Claimant argues that all this was pretextual and that, “They arrested me simply and merely because I refused to show my ID. That’s simple as that.” But earlier, he had testified otherwise: “I’ll show you my identification if you want to see who I am,” but not if it is to be part of the Occurrence Report:
I said, “Well, your report is going to be filled with these lies.” They said, “yes, we have [to], it’s our job.” And I said, “I’m not interested in that. I’m not going to show you my ID.”
The Report was a necessary part of the security function of the officers. The other individuals who were interviewed for the Report, Ms. X and Mr. Handler, were both asked for their identification. The facts here are distinguishable from those that arise directly from a “stop and identify” statute.
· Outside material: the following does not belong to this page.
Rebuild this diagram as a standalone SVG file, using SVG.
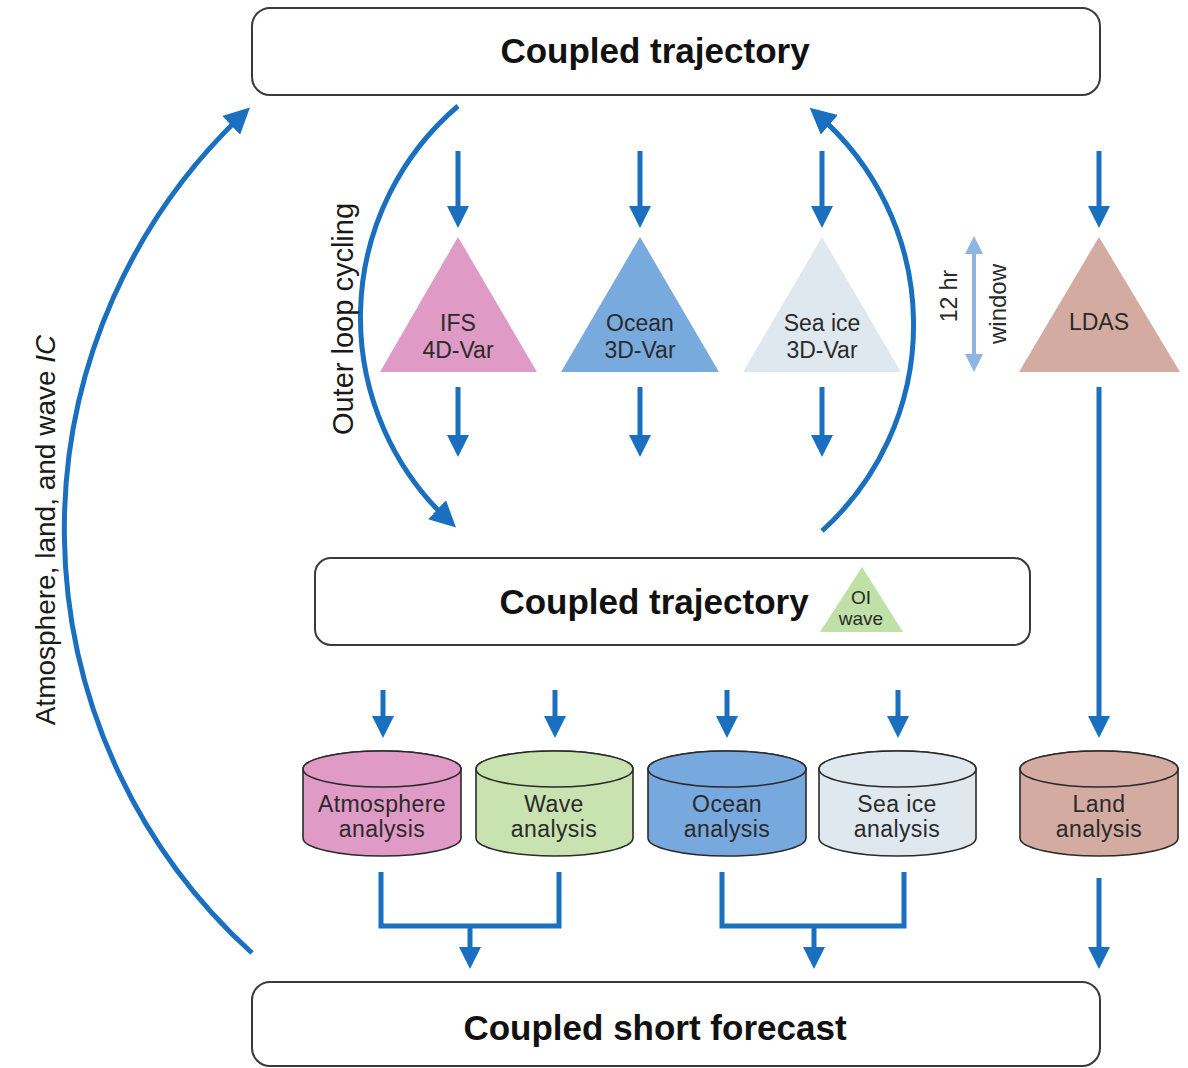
<svg xmlns="http://www.w3.org/2000/svg" width="1188" height="1068" viewBox="0 0 1188 1068">
<style>
.box{fill:#fff;stroke:#3a3a3a;stroke-width:2}
.title{font-family:"Liberation Sans",Arial,sans-serif;font-weight:bold;font-size:35px;fill:#111;text-anchor:middle}
.lbl{font-family:"Liberation Sans",Arial,sans-serif;font-size:23px;fill:#2a2a2a;text-anchor:middle}
.clbl{font-family:"Liberation Sans",Arial,sans-serif;font-size:23px;letter-spacing:0.4px;fill:#2a2a2a;text-anchor:middle}
.side{font-family:"Liberation Sans",Arial,sans-serif;font-size:28px;fill:#1a1a1a;text-anchor:middle}
.cyl{stroke:#2a2a2a;stroke-width:1.6}
.conn{fill:none;stroke:#1a6fbf;stroke-width:5}
.win{fill:none;stroke:#8fb5e3;stroke-width:4}
</style>
<defs>
<marker id="ah" markerUnits="userSpaceOnUse" markerWidth="22" markerHeight="22" viewBox="0 0 22 22" refX="13" refY="11" orient="auto">
<path d="M0,0 L22,11 L0,22 z" fill="#1a6fbf"/>
</marker>
<marker id="ahb" markerUnits="userSpaceOnUse" markerWidth="26" markerHeight="26" viewBox="0 0 26 26" refX="15" refY="13" orient="auto">
<path d="M0,0 L26,13 L0,26 z" fill="#1a6fbf"/>
</marker>
<marker id="wh" markerUnits="userSpaceOnUse" markerWidth="18" markerHeight="18" viewBox="0 0 18 18" refX="8" refY="9" orient="auto-start-reverse">
<path d="M0,0 L18,9 L0,18 z" fill="#8fb5e3"/>
</marker>
</defs>
<rect width="1188" height="1068" fill="#fff"/>

<g id="connectors">
<!-- left big arc -->
<path class="conn" d="M252,953 A572,572 0 0 1 242,115" marker-end="url(#ahb)"/>
<!-- outer loop arcs -->
<path class="conn" d="M458,106 A278,278 0 0 0 448,520" marker-end="url(#ahb)"/>
<path class="conn" d="M822,531 A278,278 0 0 0 818,115" marker-end="url(#ahb)"/>
<!-- arrows into triangles -->
<line class="conn" x1="458" y1="151" x2="458" y2="219" marker-end="url(#ah)"/>
<line class="conn" x1="640" y1="151" x2="640" y2="219" marker-end="url(#ah)"/>
<line class="conn" x1="822" y1="151" x2="822" y2="219" marker-end="url(#ah)"/>
<line class="conn" x1="1099" y1="151" x2="1099" y2="219" marker-end="url(#ah)"/>
<!-- arrows out of triangles -->
<line class="conn" x1="458" y1="387" x2="458" y2="448" marker-end="url(#ah)"/>
<line class="conn" x1="640" y1="387" x2="640" y2="448" marker-end="url(#ah)"/>
<line class="conn" x1="822" y1="387" x2="822" y2="448" marker-end="url(#ah)"/>
<line class="conn" x1="1099" y1="387" x2="1099" y2="729" marker-end="url(#ah)"/>
<!-- arrows into cylinders -->
<line class="conn" x1="383" y1="690" x2="383" y2="729" marker-end="url(#ah)"/>
<line class="conn" x1="555" y1="690" x2="555" y2="729" marker-end="url(#ah)"/>
<line class="conn" x1="727" y1="690" x2="727" y2="729" marker-end="url(#ah)"/>
<line class="conn" x1="898" y1="690" x2="898" y2="729" marker-end="url(#ah)"/>
<!-- merges -->
<polyline class="conn" points="381,872 381,926 559,926 559,872"/>
<line class="conn" x1="470" y1="926" x2="470" y2="960" marker-end="url(#ah)"/>
<polyline class="conn" points="722,872 722,926 904,926 904,872"/>
<line class="conn" x1="814" y1="926" x2="814" y2="960" marker-end="url(#ah)"/>
<line class="conn" x1="1099" y1="878" x2="1099" y2="960" marker-end="url(#ah)"/>
<!-- 12 hr window -->
<line class="win" x1="974" y1="246" x2="974" y2="362" marker-start="url(#wh)" marker-end="url(#wh)"/>
</g>

<g id="top-trajectory">
<rect class="box" x="252" y="8" width="848" height="87" rx="18"/>
<text class="title" x="655" y="63">Coupled trajectory</text>
</g>

<g id="ifs">
<polygon points="458,237 537,372 380,372" fill="#e09ac6"/>
<text class="lbl" x="458" y="331">IFS</text>
<text class="lbl" x="458" y="358">4D-Var</text>
</g>
<g id="ocean-var">
<polygon points="640,237 719,372 561,372" fill="#79aade"/>
<text class="lbl" x="640" y="331">Ocean</text>
<text class="lbl" x="640" y="358">3D-Var</text>
</g>
<g id="seaice-var">
<polygon points="822,237 901,372 743,372" fill="#dfe8ef"/>
<text class="lbl" x="822" y="331">Sea ice</text>
<text class="lbl" x="822" y="358">3D-Var</text>
</g>
<g id="ldas">
<polygon points="1099,237 1180,372 1019,372" fill="#d4aba0"/>
<text class="lbl" x="1099" y="330">LDAS</text>
</g>

<g id="labels">
<text class="lbl" transform="translate(957,296) rotate(-90)">12 hr</text>
<text class="lbl" transform="translate(1006,304) rotate(-90)" style="font-size:24px">window</text>
<text class="side" transform="translate(353,319) rotate(-90)" style="font-size:29px">Outer loop cycling</text>
<text class="side" transform="translate(55,530) rotate(-90)">Atmosphere, land, and wave <tspan font-style="italic">IC</tspan></text>
</g>

<g id="mid-trajectory">
<rect class="box" x="315" y="558" width="715" height="87" rx="16"/>
<text class="title" x="654" y="614">Coupled trajectory</text>
<polygon points="862,567 903,632 820,632" fill="#bfe0a6"/>
<text class="lbl" x="861" y="604" style="font-size:19px">OI</text>
<text class="lbl" x="861" y="625" style="font-size:19px">wave</text>
</g>

<g id="atm-analysis">
<path class="cyl" fill="#e09ac6" d="M303,769 L303,838 A79,18 0 0 0 461,838 L461,769 A79,18 0 0 0 303,769 Z"/>
<ellipse class="cyl" cx="382" cy="769" rx="79" ry="18" fill="#e09ac6"/>
<text class="clbl" x="382" y="812">Atmosphere</text>
<text class="clbl" x="382" y="837">analysis</text>
</g>
<g id="wave-analysis">
<path class="cyl" fill="#c8e3b0" d="M476,769 L476,838 A78.5,18 0 0 0 633,838 L633,769 A78.5,18 0 0 0 476,769 Z"/>
<ellipse class="cyl" cx="554.5" cy="769" rx="78.5" ry="18" fill="#c8e3b0"/>
<text class="clbl" x="554" y="812">Wave</text>
<text class="clbl" x="554" y="837">analysis</text>
</g>
<g id="ocean-analysis">
<path class="cyl" fill="#77a9de" d="M648,769 L648,838 A79,18 0 0 0 806,838 L806,769 A79,18 0 0 0 648,769 Z"/>
<ellipse class="cyl" cx="727" cy="769" rx="79" ry="18" fill="#77a9de"/>
<text class="clbl" x="727" y="812">Ocean</text>
<text class="clbl" x="727" y="837">analysis</text>
</g>
<g id="seaice-analysis">
<path class="cyl" fill="#dfe8ef" d="M819,769 L819,838 A78.5,18 0 0 0 976,838 L976,769 A78.5,18 0 0 0 819,769 Z"/>
<ellipse class="cyl" cx="897.5" cy="769" rx="78.5" ry="18" fill="#dfe8ef"/>
<text class="clbl" x="897" y="812">Sea ice</text>
<text class="clbl" x="897" y="837">analysis</text>
</g>
<g id="land-analysis">
<path class="cyl" fill="#d4aba0" d="M1020,769 L1020,838 A79,18 0 0 0 1178,838 L1178,769 A79,18 0 0 0 1020,769 Z"/>
<ellipse class="cyl" cx="1099" cy="769" rx="79" ry="18" fill="#d4aba0"/>
<text class="clbl" x="1099" y="812">Land</text>
<text class="clbl" x="1099" y="837">analysis</text>
</g>

<g id="short-forecast">
<rect class="box" x="252" y="982" width="848" height="84" rx="18"/>
<text class="title" x="655" y="1040">Coupled short forecast</text>
</g>
</svg>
See Hiibel v Sixth Judicial District Court of Nevada, 542 US 177 (2004); People v Alba, 81 AD2d 345, 440 NYS2d 230 (1st Dept 1981), appeal dismissed 56 NY2d 642, 450 NYS2d 787 (1982).
In view of the foregoing, the claim of Payman Norasteh (claim no. 107989) is dismissed.

June 9, 2005
New York, New York

Judge of the Court of Claims

[2] Subdivisions one, two and five, respectively, of §240.20. The Complaint/Information references only subdivision one (cl exh 1, p.2).